Where can I find reliable info about upcoming Massive Attack concerts?
Ignore random "tour leak" graphics on social media until you can cross-check them. The band’s official channels, especially their dedicated live page, are the only sources that really count. Major promoters and venues will sync their announcements with that hub, so if you see a date rumored, check it against the official listing before making plans.

Ticket pre-sales, on-sales, and any postponements or upgrades usually ripple out from that same source. Fan forums and Reddit can be good for early whispers, but they’re not a substitute for an official confirmation.

When do Massive Attack usually tour — is there a pattern?
Massive Attack don’t really follow the classic album–tour–album cycle. They move when they have a concept, when the production design feels right, or when specific festivals and cities line up with what they want to do creatively. That means long gaps between major runs and a lot of uncertainty until announcements drop.

However, when they do commit, they tend to favor short, intense legs: clusters of shows in key cities rather than sprawling, month-after-month treks. For fans, that means you may have to travel, especially if you’re not based in a major European or North American hub.

Why are Massive Attack shows such a big deal for fans?
Part of it is scarcity. Because they don’t tour constantly, every run feels like an event you can’t assume will be repeated next year. But it’s also about how their songs land in a live room. Tracks that might sound slow or introspective on headphones become absolutely massive with a proper sound system and a few thousand people humming the same bass line under their breath.

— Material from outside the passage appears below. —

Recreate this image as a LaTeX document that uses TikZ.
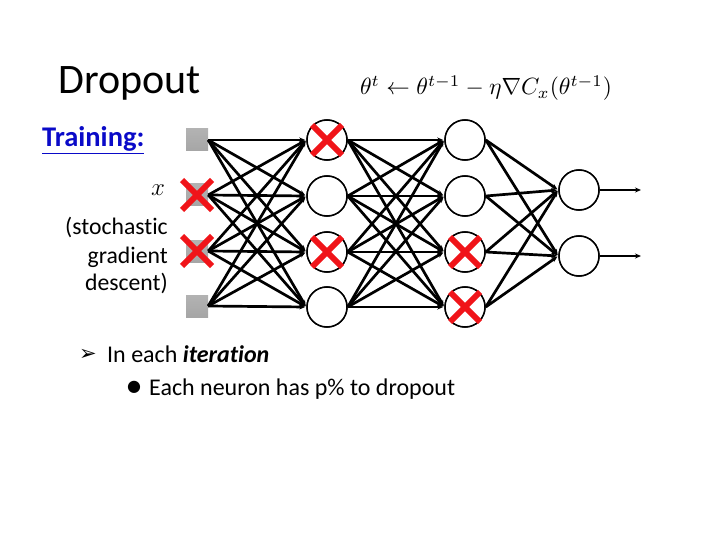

There’s a generational angle too. Older fans see these shows as another chapter with a band that soundtracked huge parts of their lives. Younger listeners, who found Massive Attack via streaming algorithms, TikTok edits, or series like House and high-profile film scores, show up to see if the myth matches the reality. For many, it does — and then some.

What should I listen to before seeing Massive Attack live?
If you’re prepping for a possible 2026 show, start with a focused run through:

  • Blue Lines – for the roots, the dub-inflected beats, and the blueprint of their sound.
  • Mezzanine – for the brooding, guitar-laced anthems that dominate many live sets.
  • Key tracks like "Teardrop", "Angel", "Unfinished Sympathy", "Inertia Creeps", "Safe From Harm", "Karmacoma", and "Risingson".

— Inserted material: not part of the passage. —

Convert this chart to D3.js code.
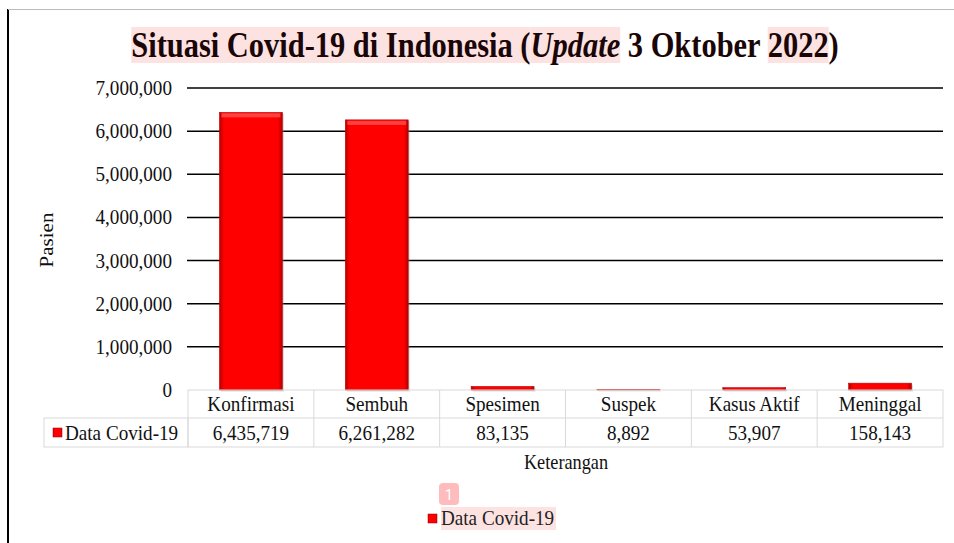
<!DOCTYPE html>
<html>
<head>
<meta charset="utf-8">
<script src="https://cdn.jsdelivr.net/npm/d3@7"></script>
<style>
  body { margin: 0; background: #fff; }
  svg { font-family: "Liberation Serif", "DejaVu Serif", serif; }
</style>
</head>
<body>
<div id="chart"></div>
<script>
const categories = ['Konfirmasi', 'Sembuh', 'Spesimen', 'Suspek', 'Kasus Aktif', 'Meninggal'];
const values = [6435719, 6261282, 83135, 8892, 53907, 158143];
const yTicks = [0, 1000000, 2000000, 3000000, 4000000, 5000000, 6000000, 7000000];
const seriesName = 'Data Covid-19';

const width = 954, height = 543;
const fmt = d3.format(',');
const SX = 0.87; // the source picture is horizontally squeezed

const svg = d3.select('#chart').append('svg')
    .attr('width', width)
    .attr('height', height);

// text helper: squeezed glyphs placed at (x, y)
function label(g, x, y, str, size, anchor) {
    return g.append('text')
        .attr('transform', `translate(${x},${y}) scale(${SX},1)`)
        .attr('text-anchor', anchor || 'start')
        .attr('font-size', size + 'px')
        .attr('fill', '#111')
        .text(str);
}

const defs = svg.append('defs');
const grad = defs.append('linearGradient').attr('id', 'barGrad')
    .attr('x1', '0%').attr('x2', '100%').attr('y1', '0%').attr('y2', '0%');
grad.append('stop').attr('offset', '0%').attr('stop-color', '#b40000');
grad.append('stop').attr('offset', '7%').attr('stop-color', '#ff0000');
grad.append('stop').attr('offset', '93%').attr('stop-color', '#ff0000');
grad.append('stop').attr('offset', '100%').attr('stop-color', '#b40000');

// outer frame
svg.append('line').attr('x1', 8).attr('x2', 8).attr('y1', 9).attr('y2', height)
    .attr('stroke', '#000').attr('stroke-width', 2);
svg.append('line').attr('x1', 8).attr('x2', width).attr('y1', 9.5).attr('y2', 9.5)
    .attr('stroke', '#bbb').attr('stroke-width', 1);

const x = d3.scaleBand().domain(categories).range([188, 943]).padding(0);
const y = d3.scaleLinear().domain([0, 7000000]).range([390, 88]);

// gridlines
svg.append('g').selectAll('line')
    .data(yTicks.filter(d => d > 0))
    .enter().append('line')
    .attr('x1', 187).attr('x2', 943)
    .attr('y1', d => y(d)).attr('y2', d => y(d))
    .attr('stroke', '#000').attr('stroke-width', 1.5);

// y tick labels
const yg = svg.append('g');
yTicks.forEach(d => label(yg, 172, y(d) + 7, fmt(d), 22, 'end'));

// bars
const bw = x.bandwidth() * 0.5;
const bars = svg.append('g').selectAll('g')
    .data(categories.map((c, i) => ({ c, v: values[i] })))
    .enter().append('g');
bars.append('rect')
    .attr('x', d => x(d.c) + (x.bandwidth() - bw) / 2 + 1.5)
    .attr('y', d => y(d.v) + 1.5)
    .attr('width', bw)
    .attr('height', d => 390 - y(d.v))
    .attr('fill', '#999').attr('opacity', 0.35);
bars.append('rect')
    .attr('x', d => x(d.c) + (x.bandwidth() - bw) / 2)
    .attr('y', d => y(d.v))
    .attr('width', bw)
    .attr('height', d => 390 - y(d.v))
    .attr('fill', 'url(#barGrad)')
    .attr('stroke', '#c00000').attr('stroke-width', 0.6);
bars.filter(d => 390 - y(d.v) > 20).append('rect')
    .attr('x', d => x(d.c) + (x.bandwidth() - bw) / 2 + 2)
    .attr('y', d => y(d.v) + 1)
    .attr('width', bw - 4)
    .attr('height', 4)
    .attr('fill', '#ff6a6a').attr('opacity', 0.6);

// data table
const tbl = svg.append('g');
const gridColor = '#d9d9d9';
tbl.append('rect').attr('x', 188).attr('y', 390).attr('width', 755).attr('height', 57)
    .attr('fill', 'none').attr('stroke', gridColor);
tbl.append('rect').attr('x', 44).attr('y', 418).attr('width', 144).attr('height', 29)
    .attr('fill', 'none').attr('stroke', gridColor);
tbl.append('line').attr('x1', 188).attr('x2', 943).attr('y1', 418).attr('y2', 418)
    .attr('stroke', gridColor);
tbl.selectAll('line.col')
    .data(categories.slice(1))
    .enter().append('line').attr('class', 'col')
    .attr('x1', d => x(d)).attr('x2', d => x(d))
    .attr('y1', 390).attr('y2', 447)
    .attr('stroke', gridColor);
categories.forEach((c, i) => {
    label(tbl, x(c) + x.bandwidth() / 2, 411, c, 22, 'middle');
    label(tbl, x(c) + x.bandwidth() / 2, 440, fmt(values[i]), 22, 'middle');
});
tbl.append('rect').attr('x', 53).attr('y', 428).attr('width', 9).attr('height', 9)
    .attr('fill', 'url(#barGrad)').attr('stroke', '#900').attr('stroke-width', 0.5);
label(tbl, 65, 440, seriesName, 22, 'start');

// axis titles
label(svg, 566, 469, 'Keterangan', 21, 'middle');
svg.append('text')
    .attr('transform', 'translate(53,240) rotate(-90) scale(1,' + SX + ')')
    .attr('text-anchor', 'middle')
    .attr('font-size', '21px').attr('fill', '#111')
    .text('Pasien');

// title with highlighted parts
const titleParts = [
    { t: 'Situasi Covid-19 di Indonesia (', hl: true, it: false },
    { t: 'Update', hl: true, it: true },
    { t: ' 3 Oktober ', hl: false, it: false },
    { t: '2022', hl: true, it: false },
    { t: ')', hl: false, it: false }
];
const titleG = svg.append('g');
const hlG = titleG.append('g');
let tx = 0;
titleParts.forEach(p => {
    const t = titleG.append('text')
        .attr('x', tx).attr('y', 0)
        .attr('font-size', '35px').attr('font-weight', 'bold')
        .attr('font-style', p.it ? 'italic' : 'normal')
        .attr('fill', '#1a0606')
        .style('white-space', 'pre')
        .text(p.t);
    const w = t.node().getComputedTextLength();
    if (p.hl) {
        hlG.append('rect').attr('x', tx).attr('y', -30).attr('width', w).attr('height', 36)
            .attr('fill', '#fde2e2');
    }
    tx += w;
});
titleG.attr('transform', `translate(${485 - tx * SX / 2},57) scale(${SX},1)`);

// legend
const lg = svg.append('g');
lg.append('rect').attr('x', 441).attr('y', 507).attr('width', 115).attr('height', 23)
    .attr('fill', '#fde2e2');
lg.append('rect').attr('x', 428).attr('y', 514).attr('width', 9).attr('height', 9)
    .attr('fill', 'url(#barGrad)').attr('stroke', '#900').attr('stroke-width', 0.5);
label(lg, 441, 525, seriesName, 22, 'start').attr('fill', '#222');
lg.append('rect').attr('x', 439).attr('y', 483).attr('width', 20).attr('height', 22)
    .attr('rx', 4).attr('fill', '#ffbcbc');
lg.append('text').attr('x', 449).attr('y', 500)
    .attr('text-anchor', 'middle')
    .attr('font-family', 'Roboto, sans-serif')
    .attr('font-size', '14px').attr('fill', '#fff')
    .text('1');
</script>
</body>
</html>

After that, dive into later material for a sense of how the band stripped things down and rebuilt their sound in more minimal, glitchy ways. The contrast between early and later eras will help you appreciate the way they rework songs on stage.

How early should I try to buy tickets, and how fast do they sell?
Massive Attack aren’t pop-Top-40 huge, but their fanbase is dedicated and plugged-in. In major cities, tickets for headline shows can go fast, especially in venues with limited capacity and great sound. Pre-sale codes, mailing list sign-ups, and official announcements usually give you a short head start. If a show in your city appears on the live page, assume you’ll want to be ready on the on-sale minute, not casually checking in later that afternoon.

Resale markets will almost certainly light up, but if the band and promoters lean into anti-scalper measures, that route might be harder or more expensive. The best strategy: stay close to official channels, and don’t wait.

Why do people say you need to see Massive Attack at least once?
Because in an era of hyper-choreographed pop spectacles and low-effort DJ sets, Massive Attack shows still feel like something else: heavy, thoughtful, and weirdly intimate for such big, overwhelming sound. They’re the rare act where the live experience doesn’t just recreate the record — it reframes it. Songs you’ve heard a thousand times suddenly feel wired into news headlines, your own memories, and the nervous energy of everyone around you.

If the rumored 2026 activity becomes a full run, and you care at all about how electronic and alternative music got here, it’s worth putting them near the top of your must-see list.